An emergency meeting of the United Nations security council was called and members were briefed on developments in the north-west. After the briefing, the US, British and French members orchestrated a joint statement from 11 out of the 15 members that piously condemned the killing of civilians and warned of an impending humanitarian catastrophe – with the implication that this was a consequence of the Syrian army’s counter-offensive, the diametrical opposite of the real state of affairs.
The humanitarian crisis is ongoing, not ‘impending’ – only most of the civilian victims of al-Nusra and its affiliated gangs are not reported in the mainstream corporate media, which are exclusively focused on demonising the Syrian government.
Idlib: demilitarised?
It will be remembered that, last September, the Russian and Turkish governments agreed to establish a demilitarised zone (DMZ) in Idlib, putting on hold the city’s liberation by the Syrian army long enough for Turkey to use its influence to isolate the al-Nusra hardliners from the supposedly more ‘moderate’ terror gangs – thereby reducing the toll in human lives.
In practice, the withdrawal of heavy weaponry was only partial, and Turkey’s would-be mediating role failed to isolate al-Nusra. Instead, the subordinate jihadi gangs fell in behind al-Nusra’s lead, now forming an aggressive strike force which could not but invite a military response from the Syrian government in Damascus.
The Moscow/Ankara agreement, while it can be said to have failed in its immediate objectives, nevertheless demonstrated to the world the readiness of Syria and its Russian allies to exhaust every diplomatic opportunity that presented itself if thereby the bloodshed could be reduced.
Diplomatic cooperation on this and other issues has also helped loosen Turkey from Nato and Washington. True, the Turkish defence minister felt obliged to say that the Syrian army should halt its offensive, claiming that it poses a ‘threat to the security’ of Turkey’s observation posts in the north-west of Syria.
Quite how Syrian army operations conducted on Syrian soil should require permission from Ankara is somewhat of a conundrum.

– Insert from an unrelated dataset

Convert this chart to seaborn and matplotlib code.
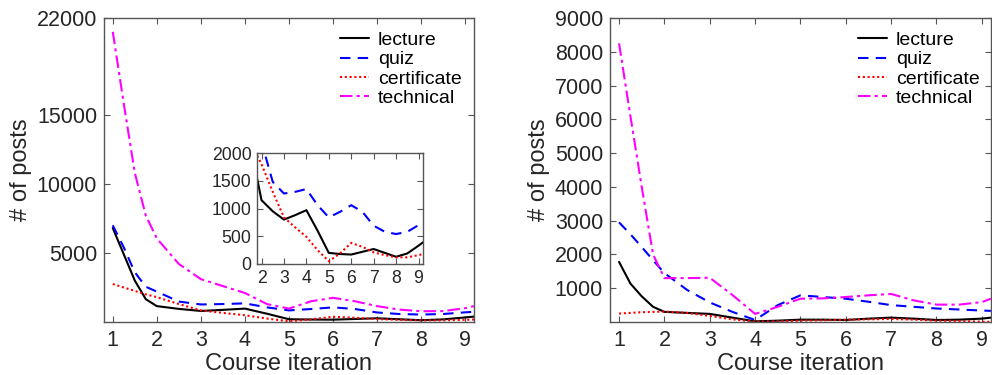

But Russia’s deputy foreign minister did not waste time on such riddles, merely pointing out that: (a) the operation was a reaction to terrorists in the area, and (b) it was carried out “in coordination with our Turkish neighbours”. Ankara has yet to deny this.
East of the Euphrates: Kurdish occupiers fail to win hearts and minds
Whilst in the north-west the Syrian army moves against al-Nusra, in the north-east US imperialism is running into problems with its project to establish the Kurdish-led SDF (Syrian Democratic Forces) in permanent occupation of the oil-rich area east of the Euphrates, as proxies to grease the wheels for US oil theft and geopolitical interests.

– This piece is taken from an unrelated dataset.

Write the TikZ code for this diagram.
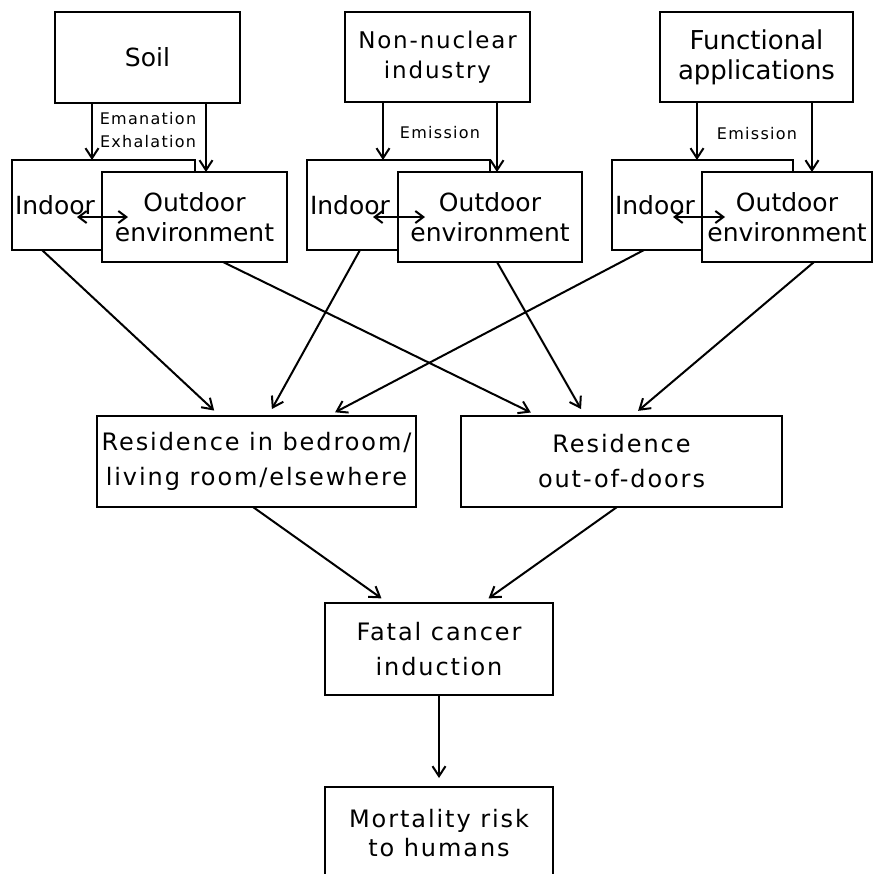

But in order to make this plan fly, using the Kurds to block the resumption of Syrian sovereignty, it will be necessary to win at least the grudging acquiescence of the local populations whom the Kurds are supposed to be governing.
This is not proving easy. In theory, the SDF is an ‘umbrella’ group, but the reality is that it is the Kurdish separatists who dominate, with a few Arabs thrown into the mix to make the brew more palatable.

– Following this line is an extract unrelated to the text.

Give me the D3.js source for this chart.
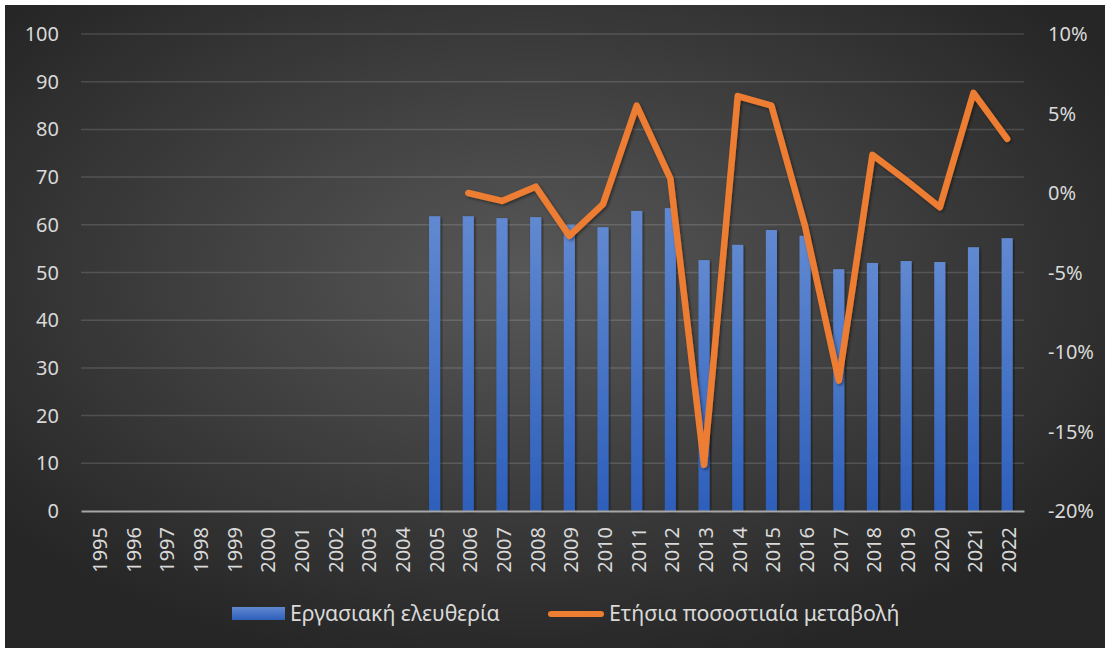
<!DOCTYPE html>
<html>
<head>
<meta charset="utf-8">
<script src="https://cdn.jsdelivr.net/npm/d3@7"></script>
<style>
    body { margin: 0; background: #ffffff; }
    svg { display: block; }
    .tick-label { font-family: "Noto Sans", "Open Sans", sans-serif; fill: #d9d9d9; }
</style>
</head>
<body>
<div id="chart"></div>
<script>
// values
const years = ['1995', '1996', '1997', '1998', '1999', '2000', '2001', '2002', '2003', '2004',
    '2005', '2006', '2007', '2008', '2009', '2010', '2011', '2012', '2013', '2014',
    '2015', '2016', '2017', '2018', '2019', '2020', '2021', '2022'];

const laborFreedom = [null, null, null, null, null, null, null, null, null, null,
    61.8, 61.8, 61.4, 61.6, 60.0, 59.5, 62.9, 63.5, 52.6, 55.8,
    58.9, 57.7, 50.7, 52.0, 52.4, 52.2, 55.3, 57.2];

// yearly change in percent
const yearlyChange = [null, null, null, null, null, null, null, null, null, null,
    null, 0.0, -0.5, 0.4, -2.7, -0.7, 5.5, 0.9, -17.1, 6.1,
    5.5, -2.1, -11.8, 2.4, 0.8, -0.9, 6.3, 3.4];

const leftTicks = [0, 10, 20, 30, 40, 50, 60, 70, 80, 90, 100];
const rightTicks = [-20, -15, -10, -5, 0, 5, 10];
const seriesNames = ['Εργασιακή ελευθερία', 'Ετήσια ποσοστιαία μεταβολή'];

class ComboChart {

    constructor(_config) {
        this.config = {
            parentElement: _config.parentElement,
            containerWidth: 1105,
            containerHeight: 648,
            plot: {left: 81, right: 1024, top: 34, bottom: 511}
        }
        this.initVis();
    }

    initVis() {
        let vis = this;
        const p = vis.config.plot;

        vis.svg = d3.select(vis.config.parentElement).append('svg')
            .attr('width', vis.config.containerWidth)
            .attr('height', vis.config.containerHeight);

        const defs = vis.svg.append('defs');

        const bg = defs.append('radialGradient')
            .attr('id', 'bg-grad')
            .attr('cx', '48%').attr('cy', '42%').attr('r', '62%');
        bg.append('stop').attr('offset', '0%').attr('stop-color', '#585858');
        bg.append('stop').attr('offset', '100%').attr('stop-color', '#262626');

        const barGrad = defs.append('linearGradient')
            .attr('id', 'bar-grad')
            .attr('x1', 0).attr('y1', 0).attr('x2', 0).attr('y2', 1);
        barGrad.append('stop').attr('offset', '0%').attr('stop-color', '#6189d1');
        barGrad.append('stop').attr('offset', '100%').attr('stop-color', '#2d5fbb');

        const shadow = defs.append('filter')
            .attr('id', 'shadow')
            .attr('x', '-20%').attr('y', '-20%').attr('width', '140%').attr('height', '140%');
        shadow.append('feDropShadow')
            .attr('dx', 1.5).attr('dy', 1.5).attr('stdDeviation', 1.5)
            .attr('flood-color', '#000').attr('flood-opacity', 0.45);

        vis.svg.append('rect')
            .attr('x', 5).attr('y', 5)
            .attr('width', vis.config.containerWidth - 5)
            .attr('height', vis.config.containerHeight - 5)
            .attr('fill', 'url(#bg-grad)');

        // scales
        vis.xScale = d3.scaleBand().domain(years).range([p.left, p.right]).padding(0);
        vis.yLeft = d3.scaleLinear().domain([0, 100]).range([p.bottom, p.top]);
        vis.yRight = d3.scaleLinear().domain([-20, 10]).range([p.bottom, p.top]);

        vis.gridG = vis.svg.append('g').attr('class', 'grid');
        vis.barG = vis.svg.append('g').attr('class', 'bars');
        vis.axisG = vis.svg.append('g').attr('class', 'x-axis');
        vis.lineG = vis.svg.append('g').attr('class', 'line');
        vis.labelG = vis.svg.append('g').attr('class', 'labels');
        vis.legendG = vis.svg.append('g').attr('class', 'legend');
    }

    renderVis() {
        let vis = this;
        const p = vis.config.plot;

        // gridlines
        vis.gridG.selectAll('line')
            .data(leftTicks.filter(d => d > 0))
            .join('line')
            .attr('x1', p.left).attr('x2', p.right)
            .attr('y1', d => vis.yLeft(d)).attr('y2', d => vis.yLeft(d))
            .attr('stroke', '#ffffff').attr('stroke-opacity', 0.14)
            .attr('stroke-width', 1.5);

        // bars
        const barW = vis.xScale.bandwidth() * 0.33;
        const barData = years.map((y, i) => ({year: y, value: laborFreedom[i]}))
            .filter(d => d.value !== null);

        vis.barG.selectAll('rect')
            .data(barData)
            .join('rect')
            .attr('x', d => vis.xScale(d.year) + vis.xScale.bandwidth() / 2 - barW / 2)
            .attr('width', barW)
            .attr('y', d => vis.yLeft(d.value))
            .attr('height', d => vis.yLeft(0) - vis.yLeft(d.value))
            .attr('fill', 'url(#bar-grad)')
            .attr('filter', 'url(#shadow)');

        // category axis
        vis.xAxis = d3.axisBottom(vis.xScale).tickSize(0).tickPadding(16);
        vis.axisG.attr('transform', `translate(0,${p.bottom})`).call(vis.xAxis);
        vis.axisG.select('.domain')
            .attr('stroke', '#a6a6a6').attr('stroke-width', 2);
        vis.axisG.selectAll('.tick text')
            .attr('class', 'tick-label')
            .attr('font-size', 20)
            .attr('transform', 'rotate(-90)')
            .attr('x', -16).attr('y', 2)
            .attr('dy', '0.35em')
            .attr('text-anchor', 'end');

        // yearly change line
        const lineData = years.map((y, i) => ({year: y, value: yearlyChange[i]}))
            .filter(d => d.value !== null);

        vis.line = d3.line()
            .x(d => vis.xScale(d.year) + vis.xScale.bandwidth() / 2)
            .y(d => vis.yRight(d.value));

        vis.lineG.append('path')
            .datum(lineData)
            .attr('d', vis.line)
            .attr('fill', 'none')
            .attr('stroke', '#ed7d31')
            .attr('stroke-width', 6.5)
            .attr('stroke-linejoin', 'round')
            .attr('stroke-linecap', 'round')
            .attr('filter', 'url(#shadow)');

        // value axes labels
        vis.labelG.selectAll('.left')
            .data(leftTicks)
            .join('text')
            .attr('class', 'tick-label left')
            .attr('x', 59)
            .attr('y', d => vis.yLeft(d))
            .attr('dy', '0.35em')
            .attr('text-anchor', 'end')
            .attr('font-size', 20)
            .text(d => d);

        vis.labelG.selectAll('.right')
            .data(rightTicks)
            .join('text')
            .attr('class', 'tick-label right')
            .attr('x', 1048)
            .attr('y', d => vis.yRight(d))
            .attr('dy', '0.35em')
            .attr('text-anchor', 'start')
            .attr('font-size', 20)
            .text(d => d + '%');

        // legend
        const lg = vis.legendG.attr('transform', 'translate(0,614)');
        lg.append('rect')
            .attr('x', 232).attr('y', -7).attr('width', 53).attr('height', 13)
            .attr('fill', 'url(#bar-grad)');
        lg.append('text')
            .attr('class', 'tick-label')
            .attr('x', 290).attr('y', 0).attr('dy', '0.35em')
            .attr('font-size', 21.3)
            .text(seriesNames[0]);
        lg.append('line')
            .attr('x1', 551).attr('x2', 601).attr('y1', 0).attr('y2', 0)
            .attr('stroke', '#ed7d31').attr('stroke-width', 6)
            .attr('stroke-linecap', 'round');
        lg.append('text')
            .attr('class', 'tick-label')
            .attr('x', 609).attr('y', 0).attr('dy', '0.35em')
            .attr('font-size', 21.3)
            .text(seriesNames[1]);
    }
}

const chart = new ComboChart({parentElement: '#chart'});
chart.renderVis();
</script>
</body>
</html>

A recent Times report explained: “Arabs claim that they should control and profit directly from local resources. Activists said that protests had been held in villages across Deir Ezzor.
“‘Kurds have taken over everything while Arabs, the local people, have no role,’ Abu Ahmed, who organised protests in al-Basirah, said. ‘We want to co-rule with the Kurds but we refuse their unilateral leadership.’
“The crisis has brought to a head the problem facing the SDF-run region, which accounts for a quarter of Syria’s territory. Since the start of the civil war, when regime forces withdrew in return for a tacit promise that the Kurdish YPG [Kurdish separatists] would not join the revolution against [Syrian president Bashar] Assad, the Kurds have run this zone as a semi-autonomous statelet.
“After the YPG fought back against Isis with western support, it gradually extended its sway over the area east of the Euphrates. To ensure popular backing in cities such as Raqqa and Deir Ezzor, it created the SDF as an umbrella group, but the YPG remains its most important political component.
“If the west pulls out, the region is expected in time to fall back under regime control, direct or otherwise.” (Arabs and Kurds in tussle over oil by Richard Spencer, The Times, 8 May 2019)
For the area east of the Euphrates to ‘fall back under regime control’ – that is, to be liberated along with the rest of the country – would spell disaster for imperialist ambitions in Syria. The sight of Arab demonstrators burning tyres and blocking oil tankers in protest at the imposition by the US of Kurdish rule will not cheer imperialist hearts.
Nor will the failure of a much-touted ‘congress of tribes and peoples of Syria’ to attract any more than a scattering of Arab delegates, obliging the organisers to scale down their pretensions and relegate the ‘congress’ to the status of a ‘conference’.
Despite all the bribes and arm-twisting, including even recruiting half-starved participants from refugee camps like al-Hol, the conference in Ayn Issa town was a stage-managed PR disaster, revealing the lack of any broad popular support for western-backed Kurdish rule.
All who wish to take their place in a society that is independent and secularist, in which Kurds, Arabs, Assyrians, Turkmens, Armenians and Chechens can once more unite, will reject this parody of a multi-ethnic statelet at the beck and call of America and support the real thing instead.
Victory to the Syrian president, government, army and people!